== Material supplied

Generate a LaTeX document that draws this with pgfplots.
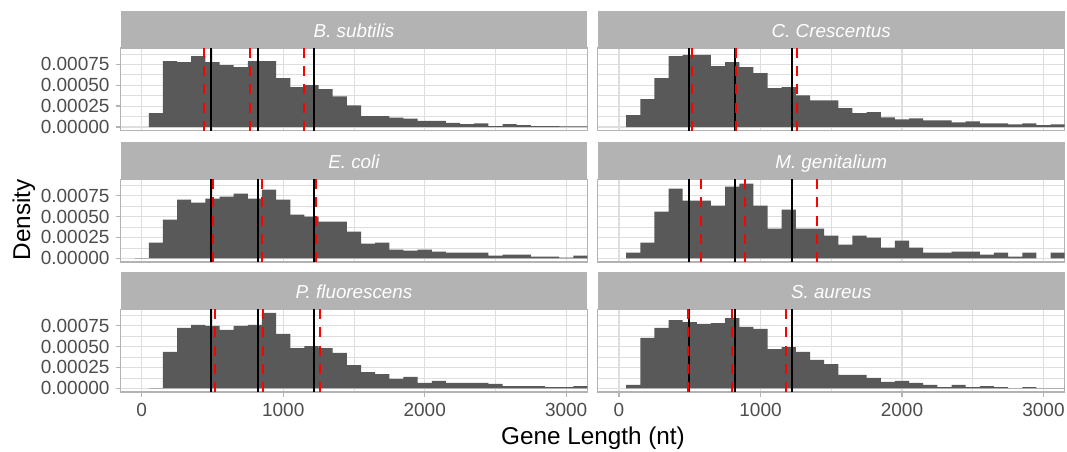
\documentclass[border=0pt]{standalone}
\usepackage{fontspec}
\setmainfont{Liberation Sans}
\usepackage{pgfplots}
\pgfplotsset{compat=1.18}
\definecolor{grey70}{HTML}{B3B3B3}
\definecolor{grey87}{HTML}{DEDEDE}
\definecolor{grey30}{HTML}{4D4D4D}
\definecolor{grey35}{HTML}{595959}
\pgfplotsset{
  facet/.style={
    scale only axis, width=466.9pt, height=82.8pt, anchor=south west,
    xmin=-150, xmax=3150, ymin=-0.000045, ymax=0.000945,
    xtick={0,1000,2000,3000}, minor xtick={500,1500,2500},
    ytick={0,0.00025,0.0005,0.00075},
    minor ytick={0.000125,0.000375,0.000625,0.000875},
    grid=both,
    major grid style={color=grey87, line width=1.1pt},
    minor grid style={color=grey87, line width=0.6pt},
    axis line style={color=grey70, line width=1.3pt},
    tick align=outside, major tick length=5pt, minor tick length=0pt,
    tick style={color=grey70, line width=1.3pt},
    tick label style={font=\fontsize{19}{22}\selectfont, text=grey30, inner sep=0pt},
    /pgf/number format/assume math mode=true,
    scaled y ticks=false, scaled x ticks=false,
    yticklabel style={/pgf/number format/.cd, fixed, fixed zerofill, precision=5},
    xticklabel style={/pgf/number format/.cd, fixed, precision=0, 1000 sep={}},
    xticklabel shift=6.3pt, yticklabel shift=5.8pt,
    tick pos=left,
  },
  noxlab/.style={xticklabels={}, xtick style={draw=none}},
  noylab/.style={yticklabels={}, ytick style={draw=none}},
  hist/.style={ybar, bar width=100, fill=grey35, draw=none},
  vblack/.style={black, line width=2pt},
  vred/.style={red, line width=2pt, dash pattern=on 10pt off 8.3pt},
}
\newcommand{\vl}[2]{\addplot[#1] coordinates {(#2,-0.000045) (#2,0.000945)};}
\newcommand{\blacks}{\vl{vblack}{493}\vl{vblack}{822}\vl{vblack}{1220}}
\begin{document}
\begin{tikzpicture}
\useasboundingbox (0,0) rectangle (1067pt,451pt);
% ---------- Row 1 ----------
\begin{axis}[facet, noxlab, at={(120.5pt,320.2pt)}]
\addplot[hist] coordinates {(100,0.000165) (200,0.000787) (300,0.000775) (400,0.000847) (500,0.000775) (600,0.000739) (700,0.000715) (800,0.000787) (900,0.000787) (1000,0.000584) (1100,0.000476) (1200,0.0005) (1300,0.000452) (1400,0.000368) (1500,0.00026) (1600,0.000129) (1700,0.000129) (1800,0.000113) (1900,0.000102) (2000,0.000073) (2100,0.000073) (2200,0.00005) (2300,0.000034) (2400,0.000045) (2500,0.00001) (2600,0.000034) (2700,0.000022) (2800,0.00001) (2900,0.00001) (3000,0.000008) (3100,0.000008)};
\blacks
\vl{vred}{440}\vl{vred}{766}\vl{vred}{1150}
\end{axis}
\begin{axis}[facet, noxlab, noylab, at={(597.8pt,320.2pt)}]
\addplot[hist] coordinates {(100,0.000141) (200,0.000333) (300,0.000584) (400,0.000847) (500,0.000863) (600,0.000863) (700,0.000727) (800,0.000775) (900,0.000715) (1000,0.000644) (1100,0.000464) (1200,0.000476) (1300,0.00038) (1400,0.00032) (1500,0.00032) (1600,0.000225) (1700,0.000165) (1800,0.000177) (1900,0.000117) (2000,0.000093) (2100,0.000105) (2200,0.000081) (2300,0.000081) (2400,0.000057) (2500,0.000069) (2600,0.000045) (2700,0.000045) (2800,0.000033) (2900,0.000045) (3000,0.000022) (3100,0.000033)};
\blacks
\vl{vred}{516}\vl{vred}{829}\vl{vred}{1258}
\end{axis}
% ---------- Row 2 ----------
\begin{axis}[facet, noxlab, at={(120.5pt,188.9pt)}]
\addplot[hist] coordinates {(0,0.000004) (100,0.000187) (200,0.000463) (300,0.000702) (400,0.000666) (500,0.000714) (600,0.000738) (700,0.000774) (800,0.000714) (900,0.000821) (1000,0.000702) (1100,0.000522) (1200,0.000498) (1300,0.000439) (1400,0.000439) (1500,0.000319) (1600,0.000175) (1700,0.000187) (1800,0.000104) (1900,0.000092) (2000,0.000104) (2100,0.00008) (2200,0.000068) (2300,0.000068) (2400,0.000068) (2500,0.000032) (2600,0.000044) (2700,0.000044) (2800,0.00002) (2900,0.00002) (3000,0.000008) (3100,0.000032)};
\blacks
\vl{vred}{505}\vl{vred}{847}\vl{vred}{1232}
\end{axis}
\begin{axis}[facet, noxlab, noylab, at={(597.8pt,188.9pt)}]
\addplot[hist] coordinates {(100,0.000068) (200,0.000187) (300,0.000558) (400,0.000833) (500,0.00069) (600,0.00069) (700,0.00063) (800,0.000857) (900,0.000893) (1000,0.00063) (1100,0.000355) (1200,0.000582) (1300,0.000355) (1400,0.000355) (1500,0.000271) (1600,0.000163) (1700,0.000271) (1800,0.000247) (1900,0.000128) (2000,0.000211) (2100,0.000128) (2200,0.000068) (2300,0.000068) (2400,0.00008) (2500,0.00008) (2600,0.000044) (2700,0.000068) (2800,0.00002) (2900,0.000068) (3100,0.000068)};
\blacks
\vl{vred}{580}\vl{vred}{888}\vl{vred}{1402}
\end{axis}
% ---------- Row 3 ----------
\begin{axis}[facet, at={(120.5pt,58.9pt)}]
\addplot[hist] coordinates {(100,0.000004) (200,0.000435) (300,0.000722) (400,0.000758) (500,0.000746) (600,0.000698) (700,0.000746) (800,0.000758) (900,0.000901) (1000,0.00065) (1100,0.000482) (1200,0.000506) (1300,0.000482) (1400,0.000423) (1500,0.000279) (1600,0.000195) (1700,0.000171) (1800,0.000112) (1900,0.000136) (2000,0.000064) (2100,0.000088) (2200,0.000064) (2300,0.000064) (2400,0.000064) (2500,0.000052) (2600,0.000028) (2700,0.000028) (2800,0.000028) (2900,0.000016) (3000,0.000016) (3100,0.000028)};
\blacks
\vl{vred}{521}\vl{vred}{860}\vl{vred}{1260}
\end{axis}
\begin{axis}[facet, noylab, at={(597.8pt,58.9pt)}]
\addplot[hist] coordinates {(100,0.00004) (200,0.000602) (300,0.000722) (400,0.000817) (500,0.000793) (600,0.00077) (700,0.000781) (800,0.000841) (900,0.000734) (1000,0.00071) (1100,0.00047) (1200,0.000494) (1300,0.000435) (1400,0.000339) (1500,0.000291) (1600,0.00016) (1700,0.00016) (1800,0.000124) (1900,0.000076) (2000,0.000088) (2100,0.000064) (2200,0.00004) (2300,0.000016) (2400,0.00004) (2500,0.000016) (2600,0.000028) (2700,0.000016) (2800,0.000004) (2900,0.000016) (3000,0.000004) (3100,0.000004)};
\blacks
\vl{vred}{485}\vl{vred}{796}\vl{vred}{1178}
\end{axis}
% ---------- strips ----------
\foreach \xl/\yb in {120.5/403.0, 597.8/403.0, 120.5/271.7, 597.8/271.7, 120.5/141.7, 597.8/141.7}{
  \fill[grey70] (\xl pt,\yb pt) rectangle ++(466.9pt,37pt);
}
\begin{scope}[every node/.style={anchor=base, text=white, font=\fontsize{18.8}{22}\selectfont\itshape}]
\node at (353.95pt,413.7pt) {B. subtilis};
\node at (831.25pt,413.7pt) {C. Crescentus};
\node at (353.95pt,282.4pt) {E. coli};
\node at (831.25pt,282.4pt) {M. genitalium};
\node at (353.95pt,152.4pt) {P. fluorescens};
\node at (831.25pt,152.4pt) {S. aureus};
\end{scope}
% ---------- axis titles ----------
\node[anchor=base, font=\fontsize{24.3}{28}\selectfont] at (593pt,7pt) {Gene Length (nt)};
\node[anchor=base, rotate=90, font=\fontsize{24.3}{28}\selectfont] at (30pt,231pt) {Density};
\end{tikzpicture}
\end{document}
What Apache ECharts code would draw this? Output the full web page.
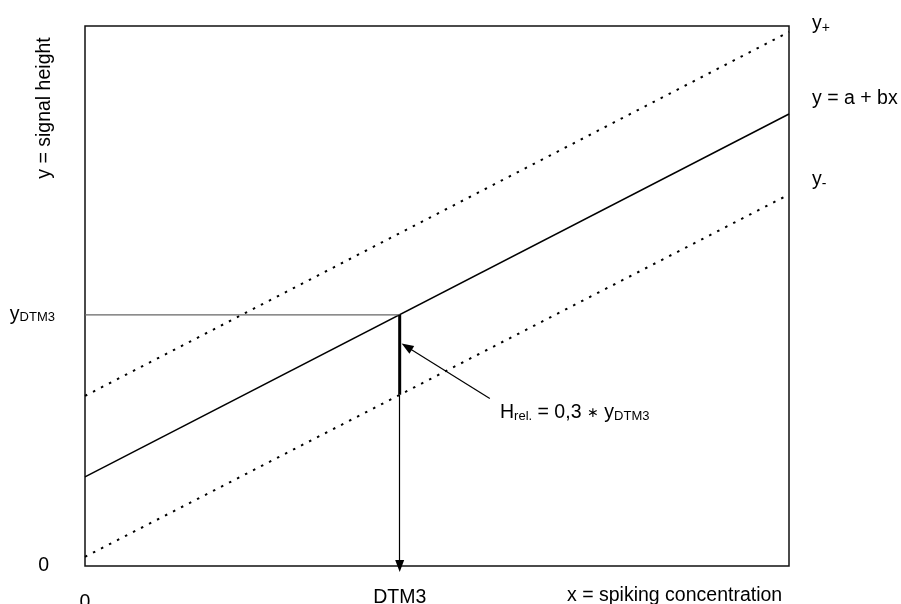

====

### [Requirement]
Some lines of the records may hold the word "this". How many do? Answer with a number and nothing else.

### [Solution to the problem]
2